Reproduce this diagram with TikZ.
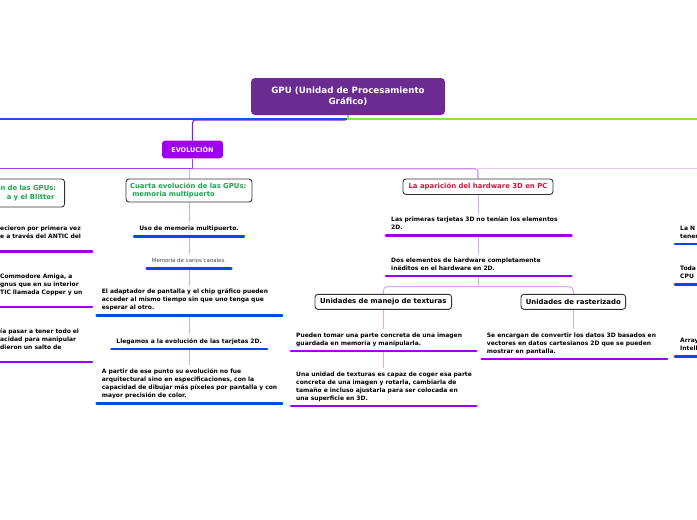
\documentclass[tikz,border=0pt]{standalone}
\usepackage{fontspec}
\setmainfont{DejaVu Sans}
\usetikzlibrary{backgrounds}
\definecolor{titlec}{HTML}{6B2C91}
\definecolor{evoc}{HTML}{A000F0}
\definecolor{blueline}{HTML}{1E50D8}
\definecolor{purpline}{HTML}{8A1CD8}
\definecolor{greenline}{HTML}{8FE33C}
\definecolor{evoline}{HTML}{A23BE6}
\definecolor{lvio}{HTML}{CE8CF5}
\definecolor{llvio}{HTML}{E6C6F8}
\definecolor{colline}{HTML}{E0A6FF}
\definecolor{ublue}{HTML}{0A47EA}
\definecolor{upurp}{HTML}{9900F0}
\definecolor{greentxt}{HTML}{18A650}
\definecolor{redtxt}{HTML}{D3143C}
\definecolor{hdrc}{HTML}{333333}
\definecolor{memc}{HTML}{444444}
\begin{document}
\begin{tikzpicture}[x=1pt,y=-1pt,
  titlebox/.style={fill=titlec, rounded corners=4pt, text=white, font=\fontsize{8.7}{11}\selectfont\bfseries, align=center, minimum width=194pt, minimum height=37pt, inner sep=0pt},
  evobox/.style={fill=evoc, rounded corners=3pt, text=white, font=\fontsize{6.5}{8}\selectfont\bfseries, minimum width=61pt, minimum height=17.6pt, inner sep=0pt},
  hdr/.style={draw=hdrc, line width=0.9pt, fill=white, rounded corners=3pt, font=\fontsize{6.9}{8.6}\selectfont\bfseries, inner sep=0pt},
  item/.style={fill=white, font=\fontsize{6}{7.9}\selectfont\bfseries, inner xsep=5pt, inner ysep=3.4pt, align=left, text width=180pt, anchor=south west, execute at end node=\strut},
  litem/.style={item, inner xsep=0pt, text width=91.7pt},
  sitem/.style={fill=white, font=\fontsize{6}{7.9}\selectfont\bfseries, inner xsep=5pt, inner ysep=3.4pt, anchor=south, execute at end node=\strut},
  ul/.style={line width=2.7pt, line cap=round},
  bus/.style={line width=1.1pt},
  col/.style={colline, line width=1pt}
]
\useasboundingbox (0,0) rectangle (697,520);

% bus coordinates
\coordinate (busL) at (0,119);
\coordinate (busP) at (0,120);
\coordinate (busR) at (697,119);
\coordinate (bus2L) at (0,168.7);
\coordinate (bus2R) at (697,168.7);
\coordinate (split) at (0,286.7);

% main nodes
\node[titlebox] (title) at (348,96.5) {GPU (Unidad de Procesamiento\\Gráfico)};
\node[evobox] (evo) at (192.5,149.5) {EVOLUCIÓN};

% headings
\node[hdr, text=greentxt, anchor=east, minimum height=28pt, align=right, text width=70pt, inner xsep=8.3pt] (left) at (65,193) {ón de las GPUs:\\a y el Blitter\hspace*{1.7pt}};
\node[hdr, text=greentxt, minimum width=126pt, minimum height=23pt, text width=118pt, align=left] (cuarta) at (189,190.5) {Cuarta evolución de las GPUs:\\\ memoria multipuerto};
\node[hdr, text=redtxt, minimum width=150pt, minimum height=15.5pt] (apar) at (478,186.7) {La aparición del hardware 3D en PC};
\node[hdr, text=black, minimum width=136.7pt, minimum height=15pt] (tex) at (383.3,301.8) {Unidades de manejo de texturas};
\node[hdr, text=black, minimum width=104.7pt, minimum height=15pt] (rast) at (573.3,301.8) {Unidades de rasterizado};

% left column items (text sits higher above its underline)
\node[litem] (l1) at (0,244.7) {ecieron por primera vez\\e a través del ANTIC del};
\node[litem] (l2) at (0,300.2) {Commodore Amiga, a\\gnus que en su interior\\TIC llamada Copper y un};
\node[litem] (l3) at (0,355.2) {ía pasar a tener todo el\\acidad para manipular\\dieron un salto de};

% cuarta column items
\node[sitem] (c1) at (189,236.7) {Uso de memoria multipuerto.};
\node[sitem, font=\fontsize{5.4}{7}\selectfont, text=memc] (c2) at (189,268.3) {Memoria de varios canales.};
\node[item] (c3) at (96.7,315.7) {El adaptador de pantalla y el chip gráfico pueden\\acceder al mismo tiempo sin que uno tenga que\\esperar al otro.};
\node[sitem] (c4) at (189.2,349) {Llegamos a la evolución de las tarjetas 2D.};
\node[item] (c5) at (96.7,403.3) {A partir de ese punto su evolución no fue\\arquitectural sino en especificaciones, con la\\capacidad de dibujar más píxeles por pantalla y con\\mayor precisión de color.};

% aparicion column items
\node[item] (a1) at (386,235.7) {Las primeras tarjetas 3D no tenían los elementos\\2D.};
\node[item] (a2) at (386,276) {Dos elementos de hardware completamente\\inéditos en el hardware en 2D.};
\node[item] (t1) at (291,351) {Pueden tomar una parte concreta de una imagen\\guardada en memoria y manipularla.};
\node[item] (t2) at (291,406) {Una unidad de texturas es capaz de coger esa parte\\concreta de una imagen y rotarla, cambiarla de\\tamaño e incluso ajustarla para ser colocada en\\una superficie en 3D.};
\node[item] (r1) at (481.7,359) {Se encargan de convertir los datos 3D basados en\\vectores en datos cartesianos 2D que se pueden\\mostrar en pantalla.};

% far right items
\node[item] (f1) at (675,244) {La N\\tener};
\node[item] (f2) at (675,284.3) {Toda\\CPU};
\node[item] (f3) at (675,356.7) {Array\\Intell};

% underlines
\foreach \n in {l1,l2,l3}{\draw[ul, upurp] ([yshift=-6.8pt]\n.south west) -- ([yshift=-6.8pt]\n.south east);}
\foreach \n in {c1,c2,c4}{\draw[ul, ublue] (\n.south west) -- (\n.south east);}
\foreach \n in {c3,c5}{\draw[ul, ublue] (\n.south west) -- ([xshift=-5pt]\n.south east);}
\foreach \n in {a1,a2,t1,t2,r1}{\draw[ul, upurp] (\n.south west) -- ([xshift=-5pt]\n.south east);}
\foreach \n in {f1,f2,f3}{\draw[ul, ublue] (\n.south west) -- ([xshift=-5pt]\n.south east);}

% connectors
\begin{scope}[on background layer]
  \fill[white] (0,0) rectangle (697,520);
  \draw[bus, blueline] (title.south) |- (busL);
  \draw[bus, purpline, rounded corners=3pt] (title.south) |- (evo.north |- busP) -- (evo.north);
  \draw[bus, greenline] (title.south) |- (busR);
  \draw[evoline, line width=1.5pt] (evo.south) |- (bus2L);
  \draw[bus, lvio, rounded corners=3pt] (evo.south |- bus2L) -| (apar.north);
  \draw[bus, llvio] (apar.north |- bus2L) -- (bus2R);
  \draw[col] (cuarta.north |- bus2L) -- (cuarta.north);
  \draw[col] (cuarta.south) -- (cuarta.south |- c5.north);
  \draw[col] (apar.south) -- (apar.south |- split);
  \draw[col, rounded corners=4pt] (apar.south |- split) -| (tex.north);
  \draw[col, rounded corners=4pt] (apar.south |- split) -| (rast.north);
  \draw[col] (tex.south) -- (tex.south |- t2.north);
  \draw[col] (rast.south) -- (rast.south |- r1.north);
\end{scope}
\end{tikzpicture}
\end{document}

--

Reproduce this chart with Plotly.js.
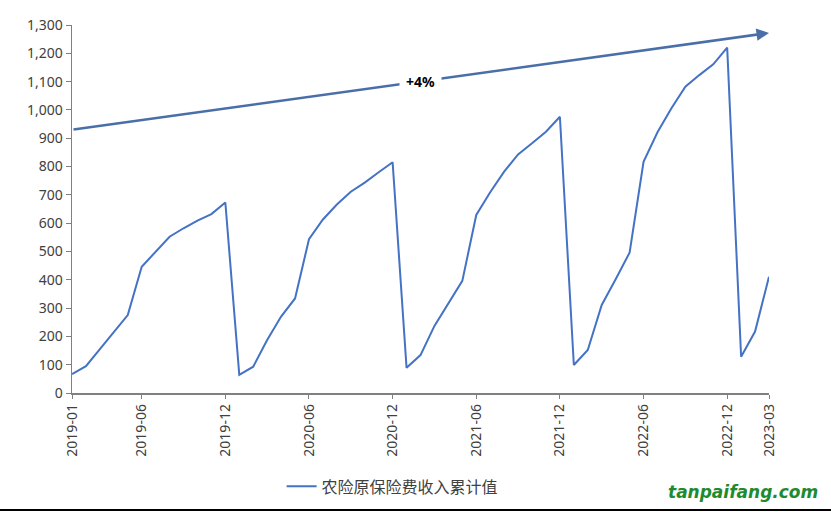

*Task*. Note how many lines in the material hold the word "Reproduce", and give that number with nothing added.

*Response*. 2